### STATED TASK
Work out how many lines hold "Output". Give the number and nothing else.
____________
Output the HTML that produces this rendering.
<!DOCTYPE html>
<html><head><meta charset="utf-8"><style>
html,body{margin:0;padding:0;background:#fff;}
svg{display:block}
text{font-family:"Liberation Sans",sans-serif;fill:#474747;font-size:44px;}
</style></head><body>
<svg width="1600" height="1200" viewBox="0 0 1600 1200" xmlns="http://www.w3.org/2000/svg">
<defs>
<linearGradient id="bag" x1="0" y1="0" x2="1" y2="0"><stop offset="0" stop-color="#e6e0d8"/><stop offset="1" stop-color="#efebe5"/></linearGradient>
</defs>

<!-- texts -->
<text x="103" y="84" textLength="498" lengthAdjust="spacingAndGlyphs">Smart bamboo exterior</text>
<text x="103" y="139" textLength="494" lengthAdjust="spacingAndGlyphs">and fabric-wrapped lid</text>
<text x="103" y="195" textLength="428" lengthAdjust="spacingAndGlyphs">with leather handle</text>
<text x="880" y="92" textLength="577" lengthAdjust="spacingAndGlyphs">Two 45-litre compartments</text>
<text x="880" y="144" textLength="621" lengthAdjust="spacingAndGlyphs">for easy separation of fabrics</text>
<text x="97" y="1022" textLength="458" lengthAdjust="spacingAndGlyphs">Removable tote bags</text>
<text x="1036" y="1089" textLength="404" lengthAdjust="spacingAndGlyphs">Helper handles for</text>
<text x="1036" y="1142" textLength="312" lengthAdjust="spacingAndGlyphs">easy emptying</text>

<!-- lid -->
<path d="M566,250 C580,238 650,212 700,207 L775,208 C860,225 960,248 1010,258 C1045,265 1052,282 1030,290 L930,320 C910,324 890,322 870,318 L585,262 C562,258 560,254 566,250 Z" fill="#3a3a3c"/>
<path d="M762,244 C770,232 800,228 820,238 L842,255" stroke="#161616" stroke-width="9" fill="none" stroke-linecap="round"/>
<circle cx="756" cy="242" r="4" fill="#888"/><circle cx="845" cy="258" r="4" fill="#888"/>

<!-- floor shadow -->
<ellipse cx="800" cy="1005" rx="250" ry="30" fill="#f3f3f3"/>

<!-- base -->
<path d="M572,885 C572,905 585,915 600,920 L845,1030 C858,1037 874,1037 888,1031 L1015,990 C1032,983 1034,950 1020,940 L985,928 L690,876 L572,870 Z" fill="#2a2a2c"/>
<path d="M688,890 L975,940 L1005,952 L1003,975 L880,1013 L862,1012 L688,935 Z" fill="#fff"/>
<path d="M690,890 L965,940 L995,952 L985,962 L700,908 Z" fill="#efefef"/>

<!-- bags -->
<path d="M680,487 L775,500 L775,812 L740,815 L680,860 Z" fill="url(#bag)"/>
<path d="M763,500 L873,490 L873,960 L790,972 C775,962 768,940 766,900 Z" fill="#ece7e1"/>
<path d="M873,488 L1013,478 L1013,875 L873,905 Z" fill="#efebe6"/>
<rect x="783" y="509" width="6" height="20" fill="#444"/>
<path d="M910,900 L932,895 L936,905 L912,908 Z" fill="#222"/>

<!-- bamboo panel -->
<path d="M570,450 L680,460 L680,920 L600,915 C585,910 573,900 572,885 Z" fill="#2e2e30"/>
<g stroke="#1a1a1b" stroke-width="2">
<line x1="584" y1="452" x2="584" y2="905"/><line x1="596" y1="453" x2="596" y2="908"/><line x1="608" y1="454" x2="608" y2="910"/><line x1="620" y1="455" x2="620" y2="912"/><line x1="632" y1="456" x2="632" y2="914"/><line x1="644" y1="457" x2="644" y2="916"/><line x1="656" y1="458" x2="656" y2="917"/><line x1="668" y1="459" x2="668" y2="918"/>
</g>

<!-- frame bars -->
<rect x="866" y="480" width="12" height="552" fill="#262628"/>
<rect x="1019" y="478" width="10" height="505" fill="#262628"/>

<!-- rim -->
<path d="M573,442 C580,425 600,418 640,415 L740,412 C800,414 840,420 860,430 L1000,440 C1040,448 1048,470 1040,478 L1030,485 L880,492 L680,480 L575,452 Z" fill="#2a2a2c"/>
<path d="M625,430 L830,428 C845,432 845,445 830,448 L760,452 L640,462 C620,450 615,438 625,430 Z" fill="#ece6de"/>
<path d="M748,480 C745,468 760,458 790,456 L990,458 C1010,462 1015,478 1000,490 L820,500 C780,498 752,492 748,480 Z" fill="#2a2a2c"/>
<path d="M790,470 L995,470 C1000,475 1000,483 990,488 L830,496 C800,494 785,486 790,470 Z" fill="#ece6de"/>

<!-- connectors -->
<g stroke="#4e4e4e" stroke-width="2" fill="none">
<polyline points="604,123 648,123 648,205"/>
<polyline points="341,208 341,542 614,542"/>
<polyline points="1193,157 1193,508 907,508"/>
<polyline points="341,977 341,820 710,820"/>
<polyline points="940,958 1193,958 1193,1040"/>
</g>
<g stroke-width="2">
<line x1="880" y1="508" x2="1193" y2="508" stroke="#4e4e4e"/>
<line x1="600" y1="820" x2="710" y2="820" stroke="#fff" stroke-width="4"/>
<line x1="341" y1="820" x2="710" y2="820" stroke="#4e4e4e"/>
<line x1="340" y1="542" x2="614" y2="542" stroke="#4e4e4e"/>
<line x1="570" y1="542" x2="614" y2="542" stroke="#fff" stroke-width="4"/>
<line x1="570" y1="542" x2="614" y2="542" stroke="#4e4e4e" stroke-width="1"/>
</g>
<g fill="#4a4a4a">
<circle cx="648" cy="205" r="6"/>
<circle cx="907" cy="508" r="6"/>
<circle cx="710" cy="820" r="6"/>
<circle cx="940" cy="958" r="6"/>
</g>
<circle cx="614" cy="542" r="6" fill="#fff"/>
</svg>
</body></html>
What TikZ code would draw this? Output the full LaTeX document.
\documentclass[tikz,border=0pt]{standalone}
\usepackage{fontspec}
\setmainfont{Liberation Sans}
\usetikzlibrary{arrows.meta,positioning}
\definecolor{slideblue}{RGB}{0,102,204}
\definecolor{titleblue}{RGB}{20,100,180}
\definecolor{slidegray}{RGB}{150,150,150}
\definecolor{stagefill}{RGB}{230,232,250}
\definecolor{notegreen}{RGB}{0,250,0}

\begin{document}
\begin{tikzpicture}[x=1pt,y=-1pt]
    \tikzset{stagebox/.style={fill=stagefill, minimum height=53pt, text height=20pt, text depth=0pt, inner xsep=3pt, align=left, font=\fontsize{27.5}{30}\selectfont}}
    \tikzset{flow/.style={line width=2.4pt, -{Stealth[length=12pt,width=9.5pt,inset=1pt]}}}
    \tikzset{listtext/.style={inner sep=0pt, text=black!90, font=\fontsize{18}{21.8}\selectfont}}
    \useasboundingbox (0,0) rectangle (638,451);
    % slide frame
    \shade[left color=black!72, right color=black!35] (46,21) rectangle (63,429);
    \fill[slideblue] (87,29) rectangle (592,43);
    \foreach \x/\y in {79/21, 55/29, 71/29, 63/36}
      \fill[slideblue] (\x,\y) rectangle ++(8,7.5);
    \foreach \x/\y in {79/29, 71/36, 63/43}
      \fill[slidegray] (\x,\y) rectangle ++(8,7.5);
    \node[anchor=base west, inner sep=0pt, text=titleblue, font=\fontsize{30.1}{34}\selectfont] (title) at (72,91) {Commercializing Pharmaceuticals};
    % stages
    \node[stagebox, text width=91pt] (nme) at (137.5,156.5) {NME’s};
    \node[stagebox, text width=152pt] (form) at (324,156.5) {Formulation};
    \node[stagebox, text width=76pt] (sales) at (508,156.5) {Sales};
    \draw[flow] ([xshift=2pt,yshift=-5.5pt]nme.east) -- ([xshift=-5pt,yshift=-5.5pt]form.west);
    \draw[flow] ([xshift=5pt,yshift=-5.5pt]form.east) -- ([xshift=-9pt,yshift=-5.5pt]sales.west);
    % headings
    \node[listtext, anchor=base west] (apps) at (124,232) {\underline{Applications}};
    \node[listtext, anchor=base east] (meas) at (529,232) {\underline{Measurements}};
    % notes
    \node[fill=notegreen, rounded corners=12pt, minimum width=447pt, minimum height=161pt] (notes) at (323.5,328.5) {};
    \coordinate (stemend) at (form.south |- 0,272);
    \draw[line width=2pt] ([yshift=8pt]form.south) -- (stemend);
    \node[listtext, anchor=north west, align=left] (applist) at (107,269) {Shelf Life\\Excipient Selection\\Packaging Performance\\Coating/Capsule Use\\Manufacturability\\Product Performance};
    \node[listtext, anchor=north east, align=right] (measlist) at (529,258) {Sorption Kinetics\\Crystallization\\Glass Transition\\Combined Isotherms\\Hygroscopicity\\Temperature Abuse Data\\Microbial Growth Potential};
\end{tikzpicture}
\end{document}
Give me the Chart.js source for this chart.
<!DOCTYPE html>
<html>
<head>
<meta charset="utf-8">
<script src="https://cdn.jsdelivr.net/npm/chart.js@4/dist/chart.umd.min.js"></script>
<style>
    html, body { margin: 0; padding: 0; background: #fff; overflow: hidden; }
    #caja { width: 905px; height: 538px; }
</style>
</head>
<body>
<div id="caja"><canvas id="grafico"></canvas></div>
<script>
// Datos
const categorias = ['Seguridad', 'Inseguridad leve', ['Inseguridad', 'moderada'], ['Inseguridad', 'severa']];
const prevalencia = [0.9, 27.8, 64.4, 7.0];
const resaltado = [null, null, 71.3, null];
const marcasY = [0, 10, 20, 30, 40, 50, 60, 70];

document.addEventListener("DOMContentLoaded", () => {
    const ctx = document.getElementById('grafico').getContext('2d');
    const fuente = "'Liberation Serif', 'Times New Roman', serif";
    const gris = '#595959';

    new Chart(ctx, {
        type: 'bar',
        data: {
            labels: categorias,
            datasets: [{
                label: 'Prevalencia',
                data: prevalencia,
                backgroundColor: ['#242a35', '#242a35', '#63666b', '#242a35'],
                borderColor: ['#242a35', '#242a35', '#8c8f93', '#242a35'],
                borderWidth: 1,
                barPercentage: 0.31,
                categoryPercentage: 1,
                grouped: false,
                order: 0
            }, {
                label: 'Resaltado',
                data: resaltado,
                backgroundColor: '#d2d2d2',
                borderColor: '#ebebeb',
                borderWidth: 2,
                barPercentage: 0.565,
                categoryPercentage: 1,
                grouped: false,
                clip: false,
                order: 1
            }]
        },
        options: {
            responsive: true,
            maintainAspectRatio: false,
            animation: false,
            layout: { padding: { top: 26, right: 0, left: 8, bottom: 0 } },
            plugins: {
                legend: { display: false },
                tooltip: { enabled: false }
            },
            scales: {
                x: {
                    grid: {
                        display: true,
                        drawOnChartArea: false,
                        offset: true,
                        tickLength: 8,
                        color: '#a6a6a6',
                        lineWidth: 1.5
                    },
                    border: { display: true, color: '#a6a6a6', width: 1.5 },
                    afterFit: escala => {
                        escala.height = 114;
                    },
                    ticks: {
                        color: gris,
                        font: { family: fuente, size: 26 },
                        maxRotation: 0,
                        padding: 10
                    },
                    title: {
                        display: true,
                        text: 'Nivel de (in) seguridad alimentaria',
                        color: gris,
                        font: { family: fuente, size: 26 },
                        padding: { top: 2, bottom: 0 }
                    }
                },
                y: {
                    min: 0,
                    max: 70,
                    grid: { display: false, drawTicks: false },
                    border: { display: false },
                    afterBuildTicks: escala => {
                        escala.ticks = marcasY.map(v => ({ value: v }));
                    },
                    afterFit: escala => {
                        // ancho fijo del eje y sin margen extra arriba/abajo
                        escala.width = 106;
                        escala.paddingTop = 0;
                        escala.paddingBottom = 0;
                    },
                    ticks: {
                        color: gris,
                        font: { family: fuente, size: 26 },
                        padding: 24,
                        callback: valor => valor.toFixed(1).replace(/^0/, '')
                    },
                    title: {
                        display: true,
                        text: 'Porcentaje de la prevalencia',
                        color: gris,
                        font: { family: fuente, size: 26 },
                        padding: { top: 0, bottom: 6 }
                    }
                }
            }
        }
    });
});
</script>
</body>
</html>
____________
### THE ANSWER
2